A strong routine is boring in the best way. It builds habits you can reproduce when the match is close. Fancy training only matters if it changes what you do on round 26. Most players climb faster by doing simple work consistently than by chasing the perfect warm-up once a week.
## Common Mistakes Keeping Players Stuck
- Telegraphing the hit by grouping too early and abandoning the opposite side of the map.
- Saving no utility for post-plant or retake denial because everything was used to win an opening duel.
- Throwing away anchor positions on CT side by re-peeking instead of forcing the attackers to enter your crosshair later.
These mistakes are so costly because they often happen in the same situations every match: after the opening kill, after a lost eco, or when the team runs low on time.

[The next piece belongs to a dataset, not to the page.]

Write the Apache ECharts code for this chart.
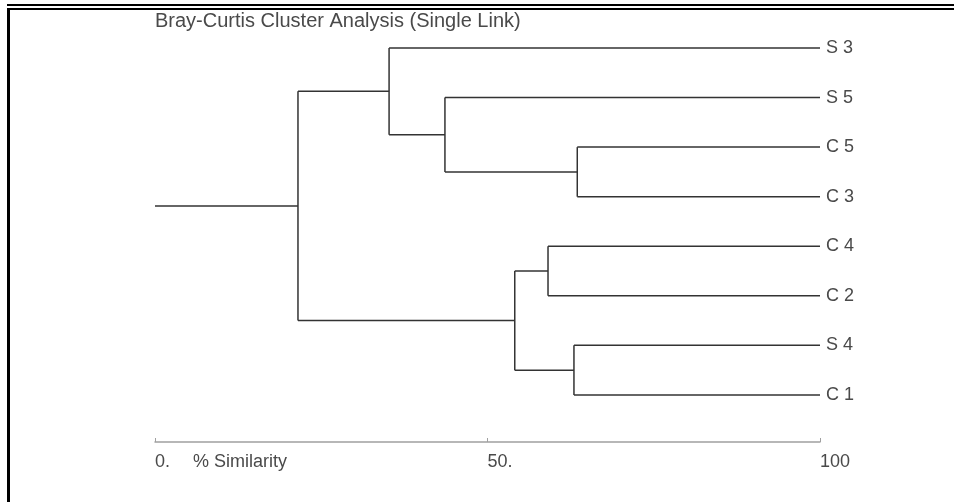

If you can recognize those emotional trigger moments, you can stop repeating them.
## Matchday Checklist
If you want DMG, measure yourself on repeatable impact: did you help take map control, survive after getting value, trade efficiently, and make the correct late-round call? Those questions matter more than whether you top-fragged in one isolated win.
When you finish a session, review your games with a coach's eye rather than a frustrated player's eye. Did you create more tradeable fights? Did your utility make your teammates safer? Did your decisions protect advantages instead of throwing them away? Those are the questions that move you from Master Guardian to Distinguished Master Guardian.